China Everbright Bank, a major State-owned bank in China, has been selling a dubious financial product called Dingcunbao in its official online store on taobao.com since December 3, which experts warned Sunday may be misleading.
The product is advertised as a wealth management product (WMP) with term deposit features - as suggested by its name, literally "term-deposit trove" - and offers higher returns than the benchmark interest rates for periods varying from three months to five years, according to the bank's brochure in its store on taobao.com, the country's largest online consumer market.
One of the peculiar features of the WMP is its extremely low minimum investment threshold of only 50 yuan ($8).

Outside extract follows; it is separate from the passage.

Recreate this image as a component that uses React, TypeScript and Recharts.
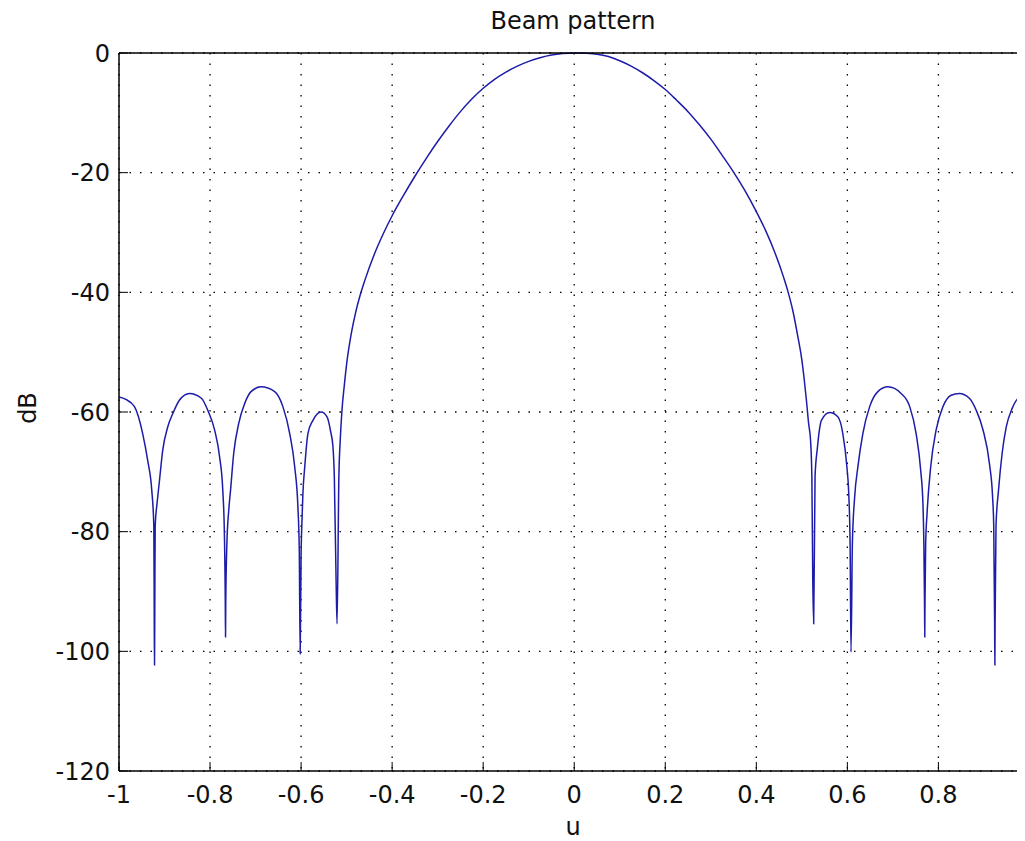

The advertising slogan reads "Manage your wealth for only 50 yuan," according to another online brochure seen by the Global Times Sunday.
The China Banking Regulatory Commission (CBRC) requires the minimum investment threshold for any WMP in China to be 50,000 yuan to ensure investors with adequate risk-bearing capacities.

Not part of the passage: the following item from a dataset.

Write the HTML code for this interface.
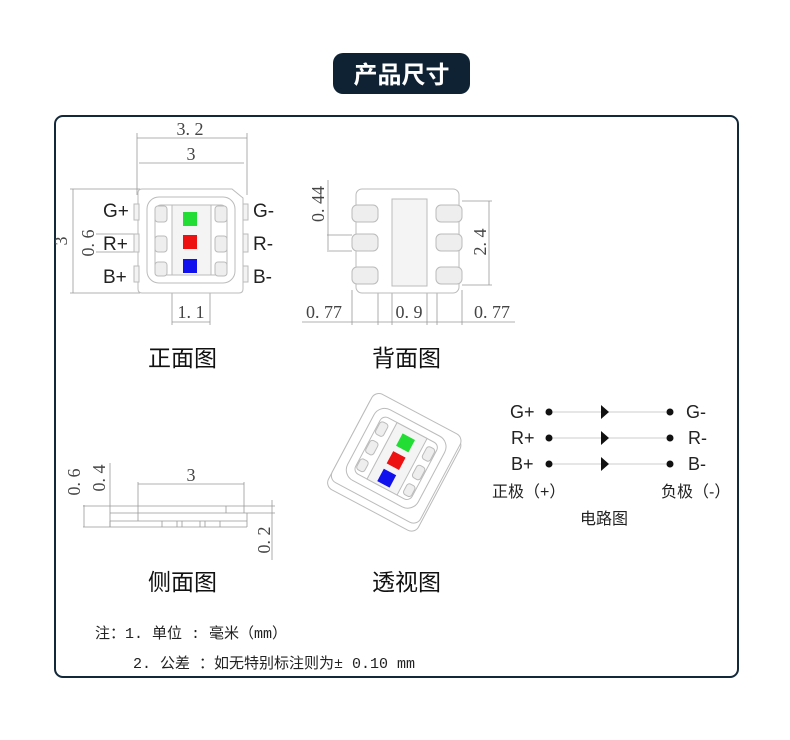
<!DOCTYPE html>
<html><head><meta charset="utf-8"><style>
body{margin:0;background:#fff;width:790px;height:740px;overflow:hidden}
svg{display:block}
.s{font-family:"Liberation Sans","Noto Sans CJK SC",sans-serif}
.m{font-family:"Liberation Serif","Noto Serif CJK SC",serif;fill:#444}
</style></head><body>
<svg width="790" height="740" viewBox="0 0 790 740" xmlns="http://www.w3.org/2000/svg">
<rect x="333" y="53" width="137" height="41" rx="10" fill="#0e2233"/>
<text x="401.5" y="83" text-anchor="middle" class="s" font-size="24" fill="#fff" font-weight="bold">产品尺寸</text>
<rect x="55" y="116" width="683" height="561" rx="8" fill="#fff" stroke="#13293a" stroke-width="2"/>

<g stroke="#999" stroke-width="0.8" fill="none">
<line x1="137" y1="138" x2="247" y2="138"/><line x1="139" y1="163" x2="244" y2="163"/>
<line x1="137" y1="133" x2="137" y2="195"/><line x1="247" y1="133" x2="247" y2="195"/>
<line x1="73" y1="189" x2="73" y2="293"/><line x1="70" y1="189" x2="140" y2="189"/><line x1="70" y1="293" x2="140" y2="293"/>
<line x1="96" y1="234" x2="140" y2="234"/><line x1="96" y1="252" x2="140" y2="252"/>
<line x1="172" y1="285" x2="172" y2="325"/><line x1="210" y1="285" x2="210" y2="325"/><line x1="172" y1="322" x2="210" y2="322"/>
</g>
<g stroke="#bbb" stroke-width="1" fill="#fff">
<path d="M138 193 Q138 189 142 189 L232 189 L243 198 L243 289 Q243 293 239 293 L142 293 Q138 293 138 289Z"/>
<rect x="147" y="197" width="88" height="86" rx="12"/>
<rect x="155" y="205" width="72" height="70" rx="6"/>
<rect x="172" y="205" width="39" height="70" fill="#f4f4f4"/>
<rect x="155" y="206" width="12" height="16" rx="3" fill="#eee"/><rect x="155" y="236" width="12" height="16" rx="3" fill="#eee"/><rect x="155" y="262" width="12" height="14" rx="3" fill="#eee"/>
<rect x="215" y="206" width="12" height="16" rx="3" fill="#eee"/><rect x="215" y="236" width="12" height="16" rx="3" fill="#eee"/><rect x="215" y="262" width="12" height="14" rx="3" fill="#eee"/>
<rect x="134" y="204" width="5" height="16" fill="#f3f3f3"/><rect x="134" y="234" width="5" height="18" fill="#f3f3f3"/><rect x="134" y="266" width="5" height="16" fill="#f3f3f3"/>
<rect x="243" y="204" width="5" height="16" fill="#f3f3f3"/><rect x="243" y="234" width="5" height="18" fill="#f3f3f3"/><rect x="243" y="266" width="5" height="16" fill="#f3f3f3"/>
</g>
<rect x="183" y="212" width="14" height="14" fill="#22dd33"/>
<rect x="183" y="235" width="14" height="14" fill="#ee1111"/>
<rect x="183" y="259" width="14" height="14" fill="#1111ee"/>
<g class="s" font-size="19" fill="#222">
<text x="103" y="217">G+</text><text x="103" y="250">R+</text><text x="103" y="283">B+</text>
<text x="253" y="217">G-</text><text x="253" y="250">R-</text><text x="253" y="283">B-</text>
</g>
<g class="m" font-size="18">
<text x="190" y="135" text-anchor="middle">3. 2</text>
<text x="191" y="160" text-anchor="middle">3</text>
<text x="191" y="318" text-anchor="middle">1. 1</text>
<text transform="translate(67,241) rotate(-90)" text-anchor="middle">3</text>
<text transform="translate(94,243) rotate(-90)" text-anchor="middle">0. 6</text>
</g>

<g stroke="#999" stroke-width="0.8" fill="none">
<line x1="327" y1="235" x2="352" y2="235"/><line x1="327" y1="251" x2="352" y2="251"/><line x1="328" y1="180" x2="328" y2="250"/>
<line x1="462" y1="201" x2="492" y2="201"/><line x1="462" y1="285" x2="492" y2="285"/><line x1="489" y1="201" x2="489" y2="285"/>
<line x1="302" y1="322" x2="515" y2="322"/>
<line x1="352" y1="290" x2="352" y2="325"/><line x1="378" y1="290" x2="378" y2="325"/>
<line x1="392" y1="290" x2="392" y2="325"/><line x1="427" y1="290" x2="427" y2="325"/>
<line x1="437" y1="290" x2="437" y2="325"/><line x1="462" y1="290" x2="462" y2="325"/>
</g>
<g stroke="#bbb" stroke-width="1" fill="#fff">
<rect x="356" y="189" width="103" height="104" rx="6"/>
<rect x="392" y="199" width="35" height="87" fill="#f4f4f4"/>
<rect x="352" y="205" width="26" height="17" rx="5" fill="#eee"/><rect x="352" y="234" width="26" height="17" rx="5" fill="#eee"/><rect x="352" y="267" width="26" height="17" rx="5" fill="#eee"/>
<rect x="436" y="205" width="26" height="17" rx="5" fill="#eee"/><rect x="436" y="234" width="26" height="17" rx="5" fill="#eee"/><rect x="436" y="267" width="26" height="17" rx="5" fill="#eee"/>
</g>
<g class="m" font-size="18">
<text x="324" y="318" text-anchor="middle">0. 77</text>
<text x="409" y="318" text-anchor="middle">0. 9</text>
<text x="492" y="318" text-anchor="middle">0. 77</text>
<text transform="translate(324,204) rotate(-90)" text-anchor="middle">0. 44</text>
<text transform="translate(486,242) rotate(-90)" text-anchor="middle">2. 4</text>
</g>

<g stroke="#999" stroke-width="0.8" fill="none">
<line x1="83" y1="506" x2="275" y2="506"/><line x1="110" y1="513" x2="275" y2="513"/>
<line x1="83" y1="527" x2="110" y2="527"/>
<line x1="110" y1="521" x2="247" y2="521"/><line x1="110" y1="527" x2="247" y2="527"/>
<line x1="110" y1="521" x2="110" y2="527"/><line x1="247" y1="513" x2="247" y2="527"/>
<line x1="226" y1="506" x2="226" y2="513"/>
<line x1="138" y1="482" x2="138" y2="521"/><line x1="244" y1="482" x2="244" y2="513"/><line x1="138" y1="484" x2="244" y2="484"/>
<line x1="84" y1="505" x2="84" y2="527"/><line x1="110" y1="463" x2="110" y2="527"/>
<line x1="272" y1="500" x2="272" y2="560"/>
<line x1="162" y1="521" x2="162" y2="527"/><line x1="177" y1="521" x2="177" y2="527"/><line x1="182" y1="521" x2="182" y2="527"/><line x1="200" y1="521" x2="200" y2="527"/><line x1="205" y1="521" x2="205" y2="527"/><line x1="220" y1="521" x2="220" y2="527"/>
</g>
<g class="m" font-size="18">
<text x="191" y="481" text-anchor="middle">3</text>
<text transform="translate(80,482) rotate(-90)" text-anchor="middle">0. 6</text>
<text transform="translate(105,478) rotate(-90)" text-anchor="middle">0. 4</text>
<text transform="translate(270,540) rotate(-90)" text-anchor="middle">0. 2</text>
</g>

<g transform="translate(397,461) rotate(28)" stroke="#bbb" stroke-width="1" fill="#fff">
<rect x="-52" y="-48" width="102" height="104" rx="8"/>
<rect x="-52" y="-52" width="100" height="100" rx="8"/>
<rect x="-42" y="-42" width="80" height="80" rx="12"/>
<rect x="-34" y="-34" width="64" height="64" rx="6"/>
<rect x="-18" y="-34" width="34" height="64" fill="#f4f4f4"/>
<rect x="-33" y="-28" width="9" height="14" rx="3" fill="#eee"/><rect x="-33" y="-7" width="9" height="14" rx="3" fill="#eee"/><rect x="-33" y="14" width="9" height="12" rx="3" fill="#eee"/>
<rect x="20" y="-28" width="9" height="14" rx="3" fill="#eee"/><rect x="20" y="-7" width="9" height="14" rx="3" fill="#eee"/><rect x="20" y="14" width="9" height="12" rx="3" fill="#eee"/>
<rect x="-8" y="-27" width="14" height="14" fill="#22dd33" stroke="none"/>
<rect x="-8" y="-7" width="14" height="14" fill="#ee1111" stroke="none"/>
<rect x="-8" y="13" width="14" height="14" fill="#1111ee" stroke="none"/>
</g>

<g stroke="#ccc" stroke-width="1"><line x1="549" y1="412" x2="670" y2="412"/><line x1="549" y1="438" x2="670" y2="438"/><line x1="549" y1="464" x2="670" y2="464"/></g>
<g fill="#111">
<circle cx="549" cy="412" r="3.5"/><circle cx="549" cy="438" r="3.5"/><circle cx="549" cy="464" r="3.5"/>
<circle cx="670" cy="412" r="3.5"/><circle cx="670" cy="438" r="3.5"/><circle cx="670" cy="464" r="3.5"/>
<path d="M601 405 L609 412 L601 419Z"/><path d="M601 431 L609 438 L601 445Z"/><path d="M601 457 L609 464 L601 471Z"/>
</g>
<g class="s" font-size="18" fill="#222">
<text x="510" y="418">G+</text><text x="511" y="444">R+</text><text x="511" y="470">B+</text>
<text x="686" y="418">G-</text><text x="688" y="444">R-</text><text x="688" y="470">B-</text>
</g>
<g class="s" font-size="16" fill="#222">
<text x="492" y="497">正极（+）</text>
<text x="661" y="497">负极（-）</text>
<text x="580" y="524">电路图</text>
</g>

<g class="s" font-size="23" fill="#111">
<text x="148" y="366">正面图</text><text x="372" y="366">背面图</text>
<text x="148" y="590">侧面图</text><text x="372" y="590">透视图</text>
</g>
<g font-family="Liberation Mono, Noto Sans CJK SC, monospace" font-size="15" fill="#222">
<text x="95" y="638">注：1. 单位 : 毫米（mm）</text>
<text x="133" y="668">2. 公差 ：如无特别标注则为± 0.10 mm</text>
</g>
</svg>
</body></html>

It is "highly inappropriate" to categorize the product as an online WMP, because "it may mislead the public to equate a WMP sold by banks with a bank deposit," Wen Chunling, an associate director of credit rating agency Fitch Ratings China, told the Global Times Sunday.
"Chinese banks should clearly distinguish WMPs from deposits and help investors develop sound risk awareness about WMPs," Wen noted.
Chinese media widely reported in December that employees of Hua Xia Bank and Industrial and Commercial Bank of China sold large amounts of unauthorized WMPs that failed, leading to huge losses and prompting police investigations and lawsuits.
"Buying a WMP is not like buying clothes on taobao.com," but requires reasonable understanding of the potential risk of a WMP and of the investor's own risk tolerance, Wen said.
The CBRC should strengthen the implementation of regulations on WMP management, Wen warned, saying,"otherwise, there may be inconceivable systemic risks, which will hugely impact the country's banking system."
Neither Everbright Bank nor taobao.com was available for comment Sunday.
Sales of WMPs in China have been largely unregulated and grown rapidly in recent years, and they are being used by the banks to go around interest rate regulations, Liu Shengjun, deputy director of CEIBS Lujiazui International Finance Research Center in Shanghai, told the Global Times Sunday.
The People's Bank of China, China's central bank, fixes the country's deposit interest rates, and commercial banks have little freedom to raise or cut them to adjust to market conditions.
Many of the current WMPs may be fraudulent, and there is a consensus that they should be regulated, considering the serious consequences a massive default would cause, but regulators have not agreed on the exact measures, Liu said.
Regulators should take into account the fierce competition from non-bank financial institutions, such as online lenders, and liberate the interest rates, while putting a cap on the risky WMPs, Liu urged.